The court also places substantial weight on whether the substitution would have “a reasonable expectation of success.”  Here, though, expert testimony was provided regarding their interchangeability.  Further, [a] finding of a reasonable expectation of success does not require absolute predictability of success.”

 

11 thoughts on “Obviousness: Ranges and Substitutions

  1. 5

    Greg and MM about to finna love this range and substitution:

    “For a program initially constructed to provide resources for underserved people of color, the program consisted of a shockingly high number of wealthy, white, legacy students who presented me with the most outlandish understandings of identity I had ever heard. One boy told me that he was first-generation because his mother went to college outside of the U.S. His mother went to Oxford. Another girl told me that she was low-income because her dad makes $400,000 a year, and that’s “New York poor.” Each time another student offered ill-considered remarks on their background, I remember standing in front of them, eyebrows up and jaw dropped, thankful for the mask hiding my complete and utter disbelief. It was almost like clockwork: meet new classmate, ask about new classmate’s background, find out new classmate fails to comprehend or acknowledge their privilege, fre ak out, move on.

    The reality of life as a first-generation, low-income student isn’t something I would wish upon anyone. It certainly isn’t something to be thrown around by schools effectively inviting students to use their story-telling gifts to make their stories fit that identity. Giving under-resourced students a chance is redistributing privilege, not a power-up for applicants to play or a way for schools to signify diversity without actually working to create it.”

    The power of the story bruhs.

    link to yahoo.com

  2. 4

    Maybe we should apply Malcolm’s** obviousness sniff test.

    All of these active agents, solvents, and gelling agents are made up of protons, neutrons, and electrons that attach themselves in old and known ways.

    Result: obvious (and must just be a greedy no-good grab of protons, neutrons and electrons that demand to be free for the commune.

    ** granted, we ARE applying Malcolm’s “logic” to its reducto ad absurdium – but who would “question the science” that even mere groups of resistors in series versus in parallel are just mere known resistors, eh?

  3. 3

    In particular, the court restated its prior precedent that negative limitations need not be expressly stated in the prior art. “[A] reference need not state a feature’s absence in order to disclose a negative limitation.” AC Techs., S.A. v. Amazon.com, Inc., 912 F.3d 1358 (Fed. Cir. 2019)….

    If this is true, then why bother with negative limitations in the claims?

    1. 3.1

      There is no harm in trying, right?
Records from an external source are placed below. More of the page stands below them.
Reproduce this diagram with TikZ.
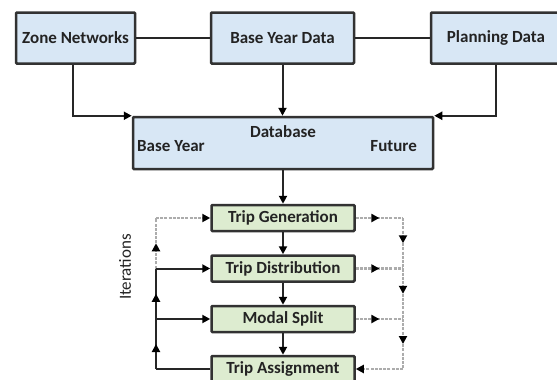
\documentclass[tikz,border=0pt]{standalone}
\usepackage{fontspec}
\setmainfont{Carlito}
\usetikzlibrary{arrows.meta,decorations.markings}
\definecolor{boxblue}{RGB}{216,231,245}
\definecolor{boxgreen}{RGB}{221,236,208}
\definecolor{edgec}{RGB}{50,50,50}
\definecolor{txt}{RGB}{35,35,35}
\begin{document}
\begin{tikzpicture}[x=1pt,y=-1pt,
  lbl/.style={font=\bfseries\fontsize{17}{19}\selectfont, text=txt, inner sep=0pt},
  topbox/.style={lbl, draw=edgec, line width=2.5pt, fill=boxblue, minimum height=51pt, rounded corners=1pt},
  tripbox/.style={lbl, draw=edgec, line width=2.5pt, fill=boxgreen, minimum width=143pt, minimum height=26pt, rounded corners=1pt},
  conn/.style={line width=2pt, draw=black!85},
  tip/.style={-{Triangle[length=8pt,width=8pt,color=black]}},
  arr/.style={conn, tip},
  dsh/.style={line width=2.2pt, draw=gray!65, dash pattern=on 3pt off 1.2pt},
  midarr/.style={postaction={decorate}, decoration={markings, mark=at position 0.5 with {\arrow{Triangle[length=8pt,width=8pt,color=black]}}}}
]
\useasboundingbox (0,0) rectangle (557,380);

% top row
\node[topbox, minimum width=119pt] (zn) at (75.5,38) {Zone Networks};
\node[topbox, minimum width=143pt] (byd) at (282.5,38) {Base Year Data};
\node[topbox, minimum width=130pt] (pd) at (496,38) {Planning Data};

% database
\node[topbox, minimum width=300pt, minimum height=52pt] (db) at (283,143) {};
\node[lbl] (dbt) at (283,132) {Database};
\node[lbl, anchor=west] (dbb) at (137,146) {Base Year};
\node[lbl, anchor=east] (dbf) at (417,146) {Future};

% trip boxes
\node[tripbox] (tg) at (283,218) {Trip Generation};
\node[tripbox] (td) at (283,268.5) {Trip Distribution};
\node[tripbox] (ms) at (283,319) {Modal Split};
\node[tripbox] (ta) at (283,369) {Trip Assignment};

\node[font=\fontsize{17}{19}\selectfont, text=txt, rotate=90, inner sep=0pt] (it) at (125,267) {Iterations};

\coordinate (zk) at (73,0);
\coordinate (lx) at (156,0);
\coordinate (rx) at (403,0);

% top connectors
\draw[conn] (zn) -- (byd);
\draw[conn] (byd) -- (pd);
\draw[arr] (zn.south -| zk) |- (db.north west);
\draw[arr] (pd.south) |- (db.north east);
\draw[arr] (byd.south) -- (byd.south |- db.north);
\draw[arr] (db.south) -- (tg.north);

% chain
\draw[arr] (tg.south) -- (td.north);
\draw[arr] (td.south) -- (ms.north);
\draw[arr] (ms.south) -- (ta.north);

% left feedback
\draw[conn] (ta.west) -- (ta.west -| lx);
\draw[conn, midarr] (ta.west -| lx) -- (ms.west -| lx);
\draw[conn, midarr] (ms.west -| lx) -- (td.west -| lx);
\draw[dsh, midarr] (td.west -| lx) -- (tg.west -| lx);
\draw[dsh, tip] (tg.west -| lx) -- (tg.west);
\draw[arr] (td.west -| lx) -- (td.west);
\draw[arr] (ms.west -| lx) -- (ms.west);

% right feedback
\draw[dsh, midarr] (tg.east) -- (tg.east -| rx);
\draw[dsh, midarr] (td.east) -- (td.east -| rx);
\draw[dsh, midarr] (ms.east) -- (ms.east -| rx);
\draw[dsh, midarr] (tg.east -| rx) -- (td.east -| rx);
\draw[dsh, midarr] (td.east -| rx) -- (ms.east -| rx);
\draw[dsh, midarr] (ms.east -| rx) -- (ta.east -| rx);
\draw[dsh, tip] (ta.east -| rx) -- (ta.east);
\end{tikzpicture}
\end{document}
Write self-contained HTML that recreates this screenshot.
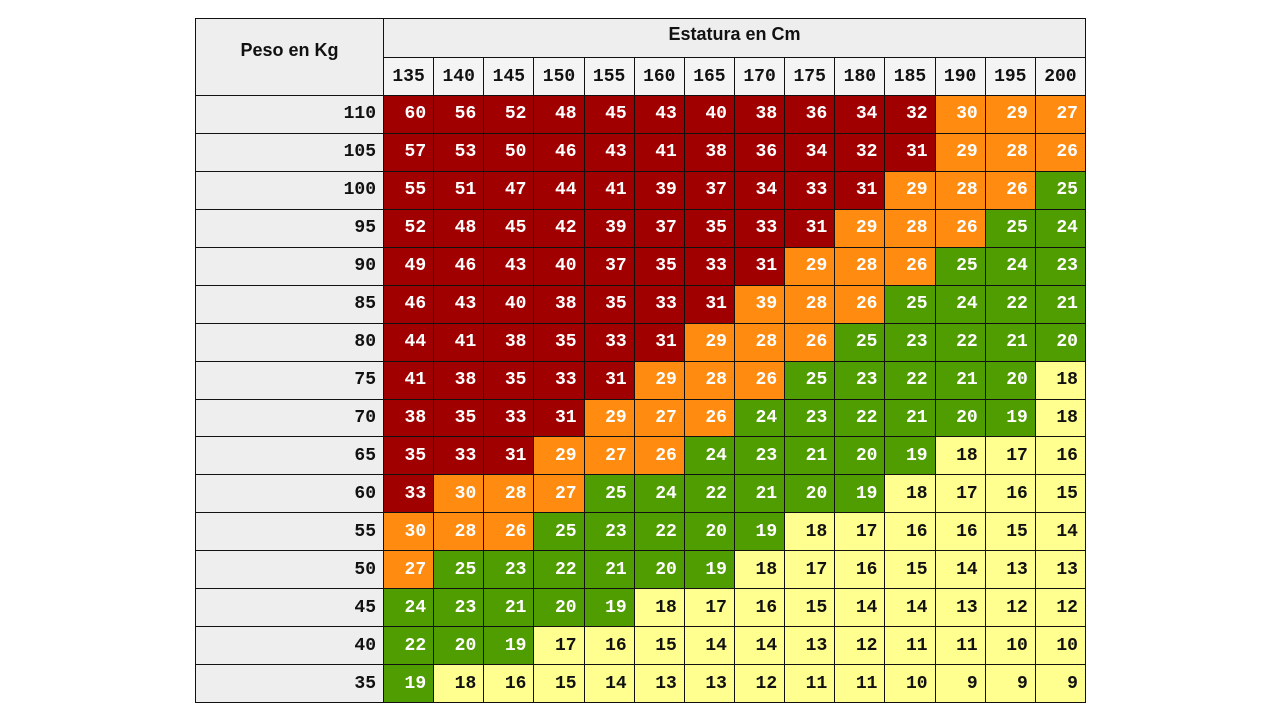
<!DOCTYPE html>
<html><head><meta charset="utf-8"><style>
body{margin:0;width:1280px;height:720px;background:#fff;position:relative;overflow:hidden;font-family:"Liberation Mono",monospace;font-weight:bold}
.c{position:absolute;box-sizing:border-box;border:1px solid #111;display:flex;align-items:center;justify-content:flex-end;padding-right:7px;font-size:18px}
.h{font-family:"Liberation Sans",sans-serif;justify-content:center;padding:0;font-size:18px;background:#eee}
</style></head><body>
<div id="chart"></div>
<script>
const heights=[135,140,145,150,155,160,165,170,175,180,185,190,195,200];
const weights=[110,105,100,95,90,85,80,75,70,65,60,55,50,45,40,35];
const r110=[60,56,52,48,45,43,40,38,36,34,32,30,29,27];
const r105=[57,53,50,46,43,41,38,36,34,32,31,29,28,26];
const r100=[55,51,47,44,41,39,37,34,33,31,29,28,26,25];
const r95=[52,48,45,42,39,37,35,33,31,29,28,26,25,24];
const r90=[49,46,43,40,37,35,33,31,29,28,26,25,24,23];
const r85=[46,43,40,38,35,33,31,39,28,26,25,24,22,21];
const r80=[44,41,38,35,33,31,29,28,26,25,23,22,21,20];
const r75=[41,38,35,33,31,29,28,26,25,23,22,21,20,18];
const r70=[38,35,33,31,29,27,26,24,23,22,21,20,19,18];
const r65=[35,33,31,29,27,26,24,23,21,20,19,18,17,16];
const r60=[33,30,28,27,25,24,22,21,20,19,18,17,16,15];
const r55=[30,28,26,25,23,22,20,19,18,17,16,16,15,14];
const r50=[27,25,23,22,21,20,19,18,17,16,15,14,13,13];
const r45=[24,23,21,20,19,18,17,16,15,14,14,13,12,12];
const r40=[22,20,19,17,16,15,14,14,13,12,11,11,10,10];
const r35=[19,18,16,15,14,13,13,12,11,11,10,9,9,9];
const values=[r110,r105,r100,r95,r90,r85,r80,r75,r70,r65,r60,r55,r50,r45,r40,r35];
const overrides=[[5,7,'orange']];
const X0=195,X1=383,X2=1085,Y0=18,Y1=57,Y2=95,Y3=702;
const cw=(X2-X1)/heights.length, rh=(Y3-Y2)/weights.length;
const chart=document.getElementById('chart');
function cell(x,y,w,h,txt,bg,col,cls){const d=document.createElement('div');d.className='c '+(cls||'');d.style.left=x+'px';d.style.top=y+'px';d.style.width=(w+1)+'px';d.style.height=(h+1)+'px';d.style.background=bg;d.style.color=col;d.textContent=txt;chart.appendChild(d);return d;}
function cat(v){return v>30?'red':v>=26?'orange':v>=19?'green':'yellow';}
const pal={red:['#a00000','#fff'],orange:['#ff8c10','#fff'],green:['#4f9d00','#fff'],yellow:['#ffff90','#111']};
let d=cell(X0,Y0,X1-X0,Y2-Y0,'Peso en Kg','#eee','#111','h');


d.style.alignItems='flex-start';d.style.paddingTop='21px';
d=cell(X1,Y0,X2-X1,Y1-Y0,'Estatura en Cm','#eee','#111','h');


d.style.alignItems='flex-start';d.style.paddingTop='5px';
heights.forEach((h,i)=>{const e=cell(X1+i*cw,Y1,cw,Y2-Y1,h,'#f4f4f4','#111');e.style.justifyContent='center';e.style.paddingRight='0';

});
weights.forEach((w,r)=>{const e=cell(X0,Y2+r*rh,X1-X0,rh,w,'#eee','#111');


values[r].forEach((v,c)=>{let k=cat(v);overrides.forEach(o=>{if(o[0]===r&&o[1]===c)k=o[2];});
const q=cell(X1+c*cw,Y2+r*rh,cw,rh,v,pal[k][0],pal[k][1]);

});});
</script>
</body></html>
Sometimes it can fool an examiner into granting a patent claim that is presumed valid.

    2. 3.2

      Don’t. Don’t have negative limitations in the claim. It is 90% of the time a bad claim. There are, of course, exceptions, but they are truly exceptions. You have to be able to explain in the specification why the absence of the feature is notable and the difference between your invention without the feature and the art.

      I think coming up with new ways to simplify something that works as well or better than the prior are is very useful. It can also be difficult to claim and your specification will need a lot of support because the PTO is not convinced of what looks like lawyer post hoc arguments.

  4. 2

    Who was on the CAFC panel?

    Oh right, Dennis never mentions the panel composition. No need to, because the CAFC judges are in harmonious agreement about everything, always. So the outcome at the CAFC is never panel-dependent.